Phase 4: Serving
Phase 4: Model Serving & Registries
In this phase, we learn how to package and deliver models to the end-user.
🟢 Level 1: The Model Registry
A Model Registry is a central repository to manage model versions and their lifecycle status.
1. Lifecycle Statuses
- None: The model is just an artifact.
- Staging: The model is being tested in a QA environment.
- Production: The model is live and receiving real traffic.
- Archived: The model has been replaced.
🟡 Level 2: Serving Patterns
How you deliver the model depends on the Latency requirements.
2. Online Serving (Real-time)
- Tool: FastAPI, BentoML, TorchServe.
- Goal: Latency < 100ms.
- Use Case: Recommendation as a user browses.

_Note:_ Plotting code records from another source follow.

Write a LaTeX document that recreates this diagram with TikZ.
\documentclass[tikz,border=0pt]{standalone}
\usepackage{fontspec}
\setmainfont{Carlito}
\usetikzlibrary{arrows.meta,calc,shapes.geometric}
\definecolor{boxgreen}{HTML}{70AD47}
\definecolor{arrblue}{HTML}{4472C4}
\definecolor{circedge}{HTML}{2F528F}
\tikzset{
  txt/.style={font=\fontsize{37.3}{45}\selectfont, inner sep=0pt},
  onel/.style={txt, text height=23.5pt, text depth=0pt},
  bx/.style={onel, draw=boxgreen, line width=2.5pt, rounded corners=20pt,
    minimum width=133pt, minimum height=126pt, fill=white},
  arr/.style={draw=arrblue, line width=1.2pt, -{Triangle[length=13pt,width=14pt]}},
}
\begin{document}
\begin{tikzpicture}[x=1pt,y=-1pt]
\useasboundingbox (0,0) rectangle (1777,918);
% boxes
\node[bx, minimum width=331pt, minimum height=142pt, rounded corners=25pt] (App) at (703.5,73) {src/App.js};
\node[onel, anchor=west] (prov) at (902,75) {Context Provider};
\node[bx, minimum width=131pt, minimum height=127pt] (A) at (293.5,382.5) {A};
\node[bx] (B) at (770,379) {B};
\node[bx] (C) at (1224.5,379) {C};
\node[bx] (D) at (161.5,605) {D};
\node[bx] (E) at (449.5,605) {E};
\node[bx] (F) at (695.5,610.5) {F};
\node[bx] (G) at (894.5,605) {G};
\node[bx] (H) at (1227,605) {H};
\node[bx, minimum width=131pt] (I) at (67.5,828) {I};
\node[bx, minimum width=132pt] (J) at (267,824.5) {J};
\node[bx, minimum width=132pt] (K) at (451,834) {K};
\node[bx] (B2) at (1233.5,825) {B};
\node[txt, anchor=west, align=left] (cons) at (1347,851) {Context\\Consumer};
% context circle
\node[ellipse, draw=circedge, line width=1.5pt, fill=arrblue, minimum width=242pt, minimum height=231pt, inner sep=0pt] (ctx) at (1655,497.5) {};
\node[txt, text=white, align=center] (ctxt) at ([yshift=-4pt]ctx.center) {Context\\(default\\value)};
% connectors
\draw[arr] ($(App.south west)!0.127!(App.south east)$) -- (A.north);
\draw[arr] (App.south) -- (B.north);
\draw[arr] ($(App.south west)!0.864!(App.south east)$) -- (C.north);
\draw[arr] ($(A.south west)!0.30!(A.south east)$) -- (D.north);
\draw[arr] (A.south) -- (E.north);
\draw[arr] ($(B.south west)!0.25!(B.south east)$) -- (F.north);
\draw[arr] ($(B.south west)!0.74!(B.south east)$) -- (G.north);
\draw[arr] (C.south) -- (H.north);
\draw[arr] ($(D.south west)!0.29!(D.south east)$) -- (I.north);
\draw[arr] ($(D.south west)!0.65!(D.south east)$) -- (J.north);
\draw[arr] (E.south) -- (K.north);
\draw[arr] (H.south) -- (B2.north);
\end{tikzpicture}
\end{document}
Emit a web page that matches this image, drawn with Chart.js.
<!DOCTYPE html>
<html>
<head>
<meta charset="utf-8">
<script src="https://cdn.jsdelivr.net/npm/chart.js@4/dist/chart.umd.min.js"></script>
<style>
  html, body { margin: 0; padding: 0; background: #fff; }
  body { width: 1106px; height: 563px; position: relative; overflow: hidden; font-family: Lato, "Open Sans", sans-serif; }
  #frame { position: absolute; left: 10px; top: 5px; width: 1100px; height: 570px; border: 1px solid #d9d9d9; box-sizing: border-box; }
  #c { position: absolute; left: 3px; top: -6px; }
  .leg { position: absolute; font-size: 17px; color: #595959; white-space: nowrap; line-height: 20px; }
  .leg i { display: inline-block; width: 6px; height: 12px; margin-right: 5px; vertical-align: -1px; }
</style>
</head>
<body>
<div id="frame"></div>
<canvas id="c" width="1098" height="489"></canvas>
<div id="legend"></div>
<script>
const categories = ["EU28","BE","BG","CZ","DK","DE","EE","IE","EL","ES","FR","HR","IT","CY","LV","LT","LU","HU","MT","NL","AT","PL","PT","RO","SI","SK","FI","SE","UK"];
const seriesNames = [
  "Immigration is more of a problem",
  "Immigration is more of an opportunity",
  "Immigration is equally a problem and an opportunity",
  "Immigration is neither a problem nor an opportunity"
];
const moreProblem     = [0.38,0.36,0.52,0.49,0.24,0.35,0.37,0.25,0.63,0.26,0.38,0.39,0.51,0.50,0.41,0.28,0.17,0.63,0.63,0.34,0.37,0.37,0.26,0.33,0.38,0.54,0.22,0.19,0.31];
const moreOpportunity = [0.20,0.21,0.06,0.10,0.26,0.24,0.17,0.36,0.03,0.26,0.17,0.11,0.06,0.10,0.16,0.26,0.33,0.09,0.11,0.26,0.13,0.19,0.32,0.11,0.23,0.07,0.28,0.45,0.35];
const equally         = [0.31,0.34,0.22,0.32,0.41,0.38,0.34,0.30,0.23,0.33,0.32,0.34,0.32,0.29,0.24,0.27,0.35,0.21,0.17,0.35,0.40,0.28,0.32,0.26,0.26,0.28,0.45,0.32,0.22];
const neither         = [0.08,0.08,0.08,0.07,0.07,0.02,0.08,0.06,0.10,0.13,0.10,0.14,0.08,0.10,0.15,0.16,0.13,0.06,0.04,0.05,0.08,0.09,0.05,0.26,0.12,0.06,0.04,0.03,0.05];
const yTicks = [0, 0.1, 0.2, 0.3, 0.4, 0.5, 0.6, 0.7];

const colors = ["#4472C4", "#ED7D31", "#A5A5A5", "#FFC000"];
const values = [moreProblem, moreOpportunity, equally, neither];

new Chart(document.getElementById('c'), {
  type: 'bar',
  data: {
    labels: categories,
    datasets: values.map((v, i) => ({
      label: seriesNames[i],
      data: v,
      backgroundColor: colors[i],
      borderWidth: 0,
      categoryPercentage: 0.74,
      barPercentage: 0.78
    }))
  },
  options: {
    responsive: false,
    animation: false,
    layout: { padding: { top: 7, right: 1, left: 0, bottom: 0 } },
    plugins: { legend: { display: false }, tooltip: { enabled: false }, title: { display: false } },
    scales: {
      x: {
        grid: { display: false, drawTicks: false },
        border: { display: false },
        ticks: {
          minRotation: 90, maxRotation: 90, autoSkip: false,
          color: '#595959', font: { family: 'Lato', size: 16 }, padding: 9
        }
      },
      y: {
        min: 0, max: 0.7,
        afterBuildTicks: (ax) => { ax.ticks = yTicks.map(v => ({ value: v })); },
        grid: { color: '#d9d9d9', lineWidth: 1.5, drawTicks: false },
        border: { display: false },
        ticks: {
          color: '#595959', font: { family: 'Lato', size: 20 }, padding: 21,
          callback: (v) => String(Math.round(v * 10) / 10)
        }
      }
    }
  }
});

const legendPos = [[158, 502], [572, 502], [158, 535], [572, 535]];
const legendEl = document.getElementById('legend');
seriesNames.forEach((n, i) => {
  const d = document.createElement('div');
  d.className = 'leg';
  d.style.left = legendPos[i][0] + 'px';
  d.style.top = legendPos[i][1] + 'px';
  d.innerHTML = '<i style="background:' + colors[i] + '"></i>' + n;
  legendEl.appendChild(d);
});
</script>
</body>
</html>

3. Batch Serving (Asynchronous)
- Tool: Spark, Airflow.
- Goal: High throughput.
- Use Case: Calculating credit scores for 1 million customers every night.
🔴 Level 3: Packaging & Serialization
4. Formats
- Pickle (.pkl): Standard for Scikit-Learn.
- ONNX: Open standard for cross-framework compatibility.
- TorchScript: Optimized for high-speed C++ serving.
5. Standardized Serving Interfaces
Use MLServer or Seldon Core to wrap your models in a standardized OpenAPI-compliant interface. This makes it easy to swap models without changing the consumer’s code.